··· Data provided ···
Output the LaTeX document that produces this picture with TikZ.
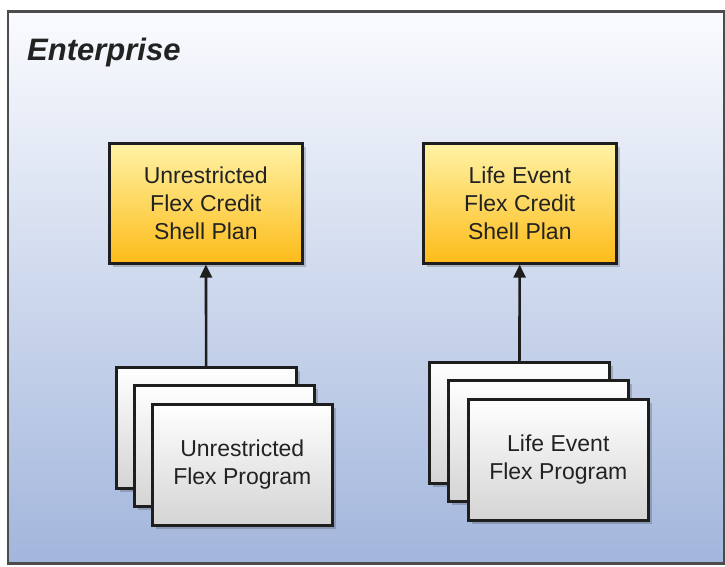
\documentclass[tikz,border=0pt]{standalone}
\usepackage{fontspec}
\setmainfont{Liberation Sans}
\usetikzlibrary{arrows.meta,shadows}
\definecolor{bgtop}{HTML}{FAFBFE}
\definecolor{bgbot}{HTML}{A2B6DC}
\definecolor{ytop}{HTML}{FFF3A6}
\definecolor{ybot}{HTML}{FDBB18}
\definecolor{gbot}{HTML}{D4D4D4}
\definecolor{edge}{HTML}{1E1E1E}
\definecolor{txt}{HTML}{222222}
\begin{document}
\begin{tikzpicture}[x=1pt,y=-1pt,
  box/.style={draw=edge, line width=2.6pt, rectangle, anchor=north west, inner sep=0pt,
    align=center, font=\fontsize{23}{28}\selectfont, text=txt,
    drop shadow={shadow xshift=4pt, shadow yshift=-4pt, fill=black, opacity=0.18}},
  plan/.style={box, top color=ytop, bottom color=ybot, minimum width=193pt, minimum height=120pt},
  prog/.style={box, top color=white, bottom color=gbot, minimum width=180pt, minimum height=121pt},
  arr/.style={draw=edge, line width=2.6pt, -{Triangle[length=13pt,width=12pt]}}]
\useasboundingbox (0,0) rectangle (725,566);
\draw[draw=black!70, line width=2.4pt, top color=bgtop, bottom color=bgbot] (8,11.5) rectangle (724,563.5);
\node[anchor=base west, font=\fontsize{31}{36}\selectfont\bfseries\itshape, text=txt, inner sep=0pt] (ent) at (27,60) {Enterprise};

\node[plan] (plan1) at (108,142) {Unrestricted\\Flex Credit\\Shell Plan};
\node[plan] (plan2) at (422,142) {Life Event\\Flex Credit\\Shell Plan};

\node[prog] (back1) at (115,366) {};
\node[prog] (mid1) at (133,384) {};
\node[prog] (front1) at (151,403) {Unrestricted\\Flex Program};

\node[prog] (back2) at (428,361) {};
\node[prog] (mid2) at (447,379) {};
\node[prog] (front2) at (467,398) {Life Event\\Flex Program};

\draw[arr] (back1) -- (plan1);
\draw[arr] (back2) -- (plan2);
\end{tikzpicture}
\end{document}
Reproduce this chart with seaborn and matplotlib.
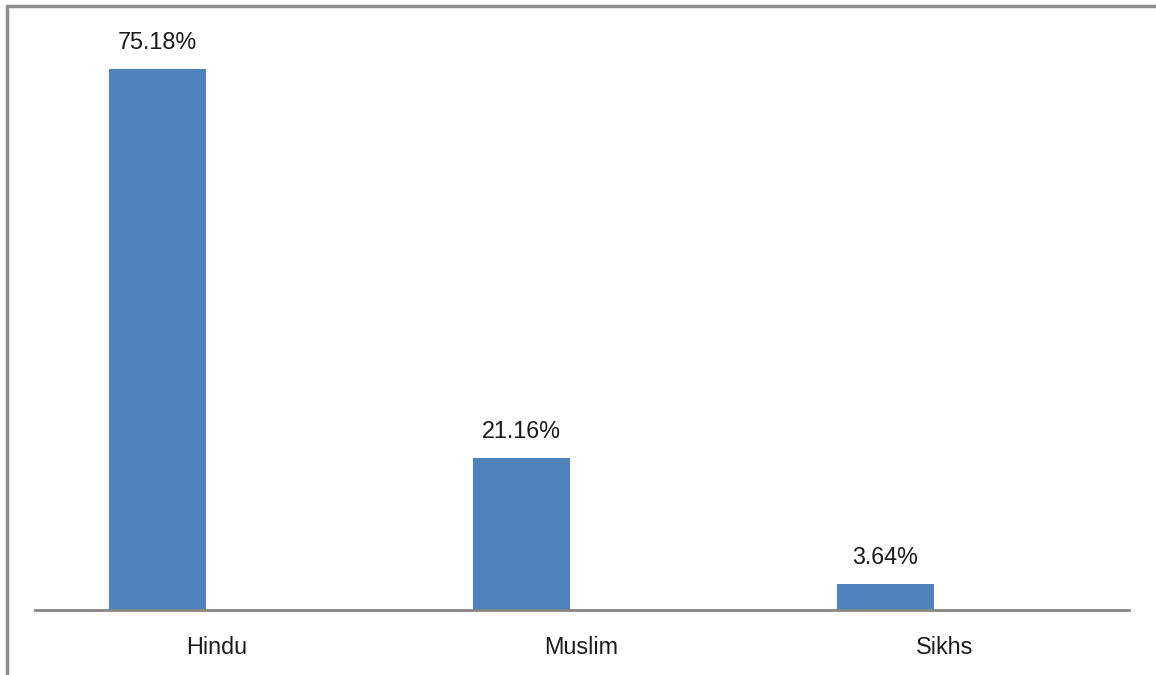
···
Request:
Report back each line of the entries that holds the string "with".

Correct response:
Output the LaTeX document that produces this picture with TikZ.
Reproduce this chart with seaborn and matplotlib.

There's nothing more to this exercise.